··· Dataset excerpt ···

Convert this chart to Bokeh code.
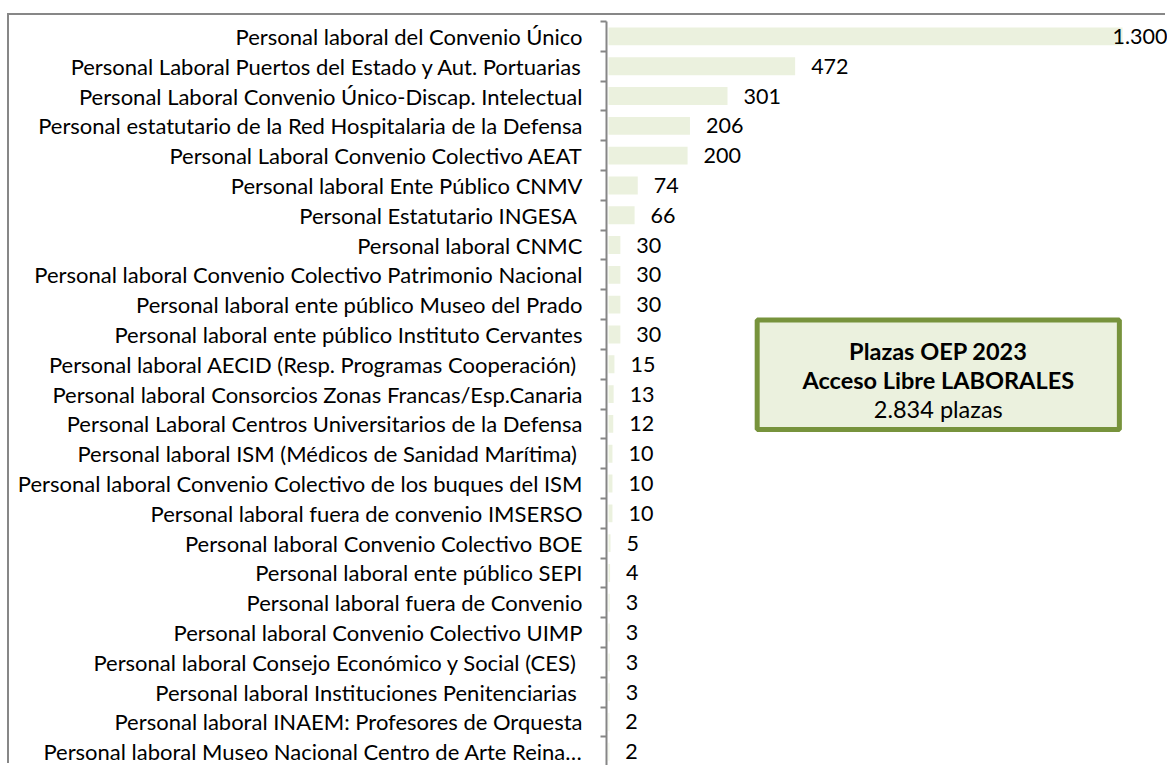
from bokeh.plotting import figure
from bokeh.models import Range1d, FixedTicker, BoxAnnotation, ColumnDataSource, Label
from bokeh.core.properties import value
from bokeh.embed import file_html
from bokeh.resources import INLINE

categories = [
    "Personal laboral del Convenio Único",
    "Personal Laboral Puertos del Estado y Aut. Portuarias",
    "Personal Laboral Convenio Único-Discap. Intelectual",
    "Personal estatutario de la Red Hospitalaria de la Defensa",
    "Personal Laboral Convenio Colectivo AEAT",
    "Personal laboral Ente Público CNMV",
    "Personal Estatutario  INGESA",
    "Personal laboral CNMC",
    "Personal laboral Convenio Colectivo Patrimonio Nacional",
    "Personal laboral ente público Museo del Prado",
    "Personal laboral ente público Instituto Cervantes",
    "Personal laboral  AECID (Resp. Programas Cooperación)",
    "Personal laboral Consorcios Zonas Francas/Esp.Canaria",
    "Personal Laboral Centros Universitarios de la Defensa",
    "Personal laboral  ISM (Médicos de Sanidad Marítima)",
    "Personal laboral Convenio Colectivo de los buques del ISM",
    "Personal laboral fuera de convenio IMSERSO",
    "Personal laboral Convenio Colectivo BOE",
    "Personal laboral ente público SEPI",
    "Personal laboral fuera de Convenio",
    "Personal laboral Convenio Colectivo UIMP",
    "Personal laboral Consejo Económico y Social (CES) ",
    "Personal laboral  Instituciones Penitenciarias",
    "Personal laboral INAEM: Profesores de Orquesta",
    "Personal laboral Museo Nacional Centro de Arte Reina…",
]
plazas = [1300, 472, 301, 206, 200, 74, 66, 30, 30, 30, 30, 15, 13, 12, 10, 10, 10, 5, 4, 3, 3, 3, 3, 2, 2]
box_title = ["Plazas OEP 2023", "Acceso Libre LABORALES"]
box_total = "2.834 plazas"

FONT = "Lato"
BAR = "#EBF1DE"
GRID = "#868686"

n = len(categories)
rows = list(range(n))
labels = [f"{v:,}".replace(",", ".") for v in plazas]
vmax = max(plazas)
offsets = [-10 if v == vmax else 16 for v in plazas]

src = ColumnDataSource(dict(y=rows, v=plazas, lab=labels, off=offsets))

p = figure(width=1158, height=750,
           x_range=Range1d(-5.06, 1413.7), y_range=Range1d(24.46, -0.5),
           output_backend="svg", toolbar_location=None,
           min_border_left=597, min_border_right=0, min_border_top=6, min_border_bottom=0)
p.styles = {"margin-top": "15px", "margin-left": "9px",
            "box-shadow": "-2px -2px 0 0 #878787"}

p.hbar(y="y", left=0, right="v", height=0.6, source=src, fill_color=BAR, line_color=None)
p.text(x="v", y="y", text="lab", x_offset="off", source=src,
       text_font=value(FONT), text_font_size="21.5px", text_baseline="middle",
       text_align="left", text_color="#000000")

box = BoxAnnotation(left=376, right=1292, top=9.51, bottom=13.19,
                    fill_color=BAR, fill_alpha=1.0, line_color="#77933C", line_alpha=1.0,
                    line_width=5)
p.add_layout(box)

cx = 834
for yy, txt, style in [(10.57, box_title[0], "bold"), (11.53, box_title[1], "bold"),
                       (12.5, box_total, "normal")]:
    p.add_layout(Label(x=cx, y=yy, text=txt, text_font=FONT, text_font_size="23.5px",
                       text_font_style=style, text_align="center", text_baseline="middle",
                       text_color="#000000"))

p.xaxis.visible = False
p.xgrid.visible = False
p.ygrid.visible = False
p.outline_line_color = None

ax = p.yaxis[0]
ax.ticker = FixedTicker(ticks=rows, minor_ticks=[i - 0.5 for i in range(n + 1)])
ax.major_label_overrides = {i: c for i, c in enumerate(categories)}
ax.major_tick_out = 0
ax.major_tick_in = 0
ax.minor_tick_out = 6
ax.minor_tick_in = 0
ax.minor_tick_line_color = GRID
ax.minor_tick_line_width = 2
ax.axis_line_color = GRID
ax.axis_line_width = 2
ax.major_label_standoff = 18
ax.major_label_text_font = FONT
ax.major_label_text_font_size = "22px"
ax.major_label_text_color = "#000000"

open("out.html", "w").write(file_html(p, INLINE))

···

Written exercise - All the material shown above is to be copied exactly, with no pictures carried over.

Final answer -
Convert this chart to Bokeh code.
from bokeh.plotting import figure
from bokeh.models import Range1d, FixedTicker, BoxAnnotation, ColumnDataSource, Label
from bokeh.core.properties import value
from bokeh.embed import file_html
from bokeh.resources import INLINE

categories = [
    "Personal laboral del Convenio Único",
    "Personal Laboral Puertos del Estado y Aut. Portuarias",
    "Personal Laboral Convenio Único-Discap. Intelectual",
    "Personal estatutario de la Red Hospitalaria de la Defensa",
    "Personal Laboral Convenio Colectivo AEAT",
    "Personal laboral Ente Público CNMV",
    "Personal Estatutario  INGESA",
    "Personal laboral CNMC",
    "Personal laboral Convenio Colectivo Patrimonio Nacional",
    "Personal laboral ente público Museo del Prado",
    "Personal laboral ente público Instituto Cervantes",
    "Personal laboral  AECID (Resp. Programas Cooperación)",
    "Personal laboral Consorcios Zonas Francas/Esp.Canaria",
    "Personal Laboral Centros Universitarios de la Defensa",
    "Personal laboral  ISM (Médicos de Sanidad Marítima)",
    "Personal laboral Convenio Colectivo de los buques del ISM",
    "Personal laboral fuera de convenio IMSERSO",
    "Personal laboral Convenio Colectivo BOE",
    "Personal laboral ente público SEPI",
    "Personal laboral fuera de Convenio",
    "Personal laboral Convenio Colectivo UIMP",
    "Personal laboral Consejo Económico y Social (CES) ",
    "Personal laboral  Instituciones Penitenciarias",
    "Personal laboral INAEM: Profesores de Orquesta",
    "Personal laboral Museo Nacional Centro de Arte Reina…",
]
plazas = [1300, 472, 301, 206, 200, 74, 66, 30, 30, 30, 30, 15, 13, 12, 10, 10, 10, 5, 4, 3, 3, 3, 3, 2, 2]
box_title = ["Plazas OEP 2023", "Acceso Libre LABORALES"]
box_total = "2.834 plazas"

FONT = "Lato"
BAR = "#EBF1DE"
GRID = "#868686"

n = len(categories)
rows = list(range(n))
labels = [f"{v:,}".replace(",", ".") for v in plazas]
vmax = max(plazas)
offsets = [-10 if v == vmax else 16 for v in plazas]

src = ColumnDataSource(dict(y=rows, v=plazas, lab=labels, off=offsets))

p = figure(width=1158, height=750,
           x_range=Range1d(-5.06, 1413.7), y_range=Range1d(24.46, -0.5),
           output_backend="svg", toolbar_location=None,
           min_border_left=597, min_border_right=0, min_border_top=6, min_border_bottom=0)
p.styles = {"margin-top": "15px", "margin-left": "9px",
            "box-shadow": "-2px -2px 0 0 #878787"}

p.hbar(y="y", left=0, right="v", height=0.6, source=src, fill_color=BAR, line_color=None)
p.text(x="v", y="y", text="lab", x_offset="off", source=src,
       text_font=value(FONT), text_font_size="21.5px", text_baseline="middle",
       text_align="left", text_color="#000000")

box = BoxAnnotation(left=376, right=1292, top=9.51, bottom=13.19,
                    fill_color=BAR, fill_alpha=1.0, line_color="#77933C", line_alpha=1.0,
                    line_width=5)
p.add_layout(box)

cx = 834
for yy, txt, style in [(10.57, box_title[0], "bold"), (11.53, box_title[1], "bold"),
                       (12.5, box_total, "normal")]:
    p.add_layout(Label(x=cx, y=yy, text=txt, text_font=FONT, text_font_size="23.5px",
                       text_font_style=style, text_align="center", text_baseline="middle",
                       text_color="#000000"))

p.xaxis.visible = False
p.xgrid.visible = False
p.ygrid.visible = False
p.outline_line_color = None

ax = p.yaxis[0]
ax.ticker = FixedTicker(ticks=rows, minor_ticks=[i - 0.5 for i in range(n + 1)])
ax.major_label_overrides = {i: c for i, c in enumerate(categories)}
ax.major_tick_out = 0
ax.major_tick_in = 0
ax.minor_tick_out = 6
ax.minor_tick_in = 0
ax.minor_tick_line_color = GRID
ax.minor_tick_line_width = 2
ax.axis_line_color = GRID
ax.axis_line_width = 2
ax.major_label_standoff = 18
ax.major_label_text_font = FONT
ax.major_label_text_font_size = "22px"
ax.major_label_text_color = "#000000"

open("out.html", "w").write(file_html(p, INLINE))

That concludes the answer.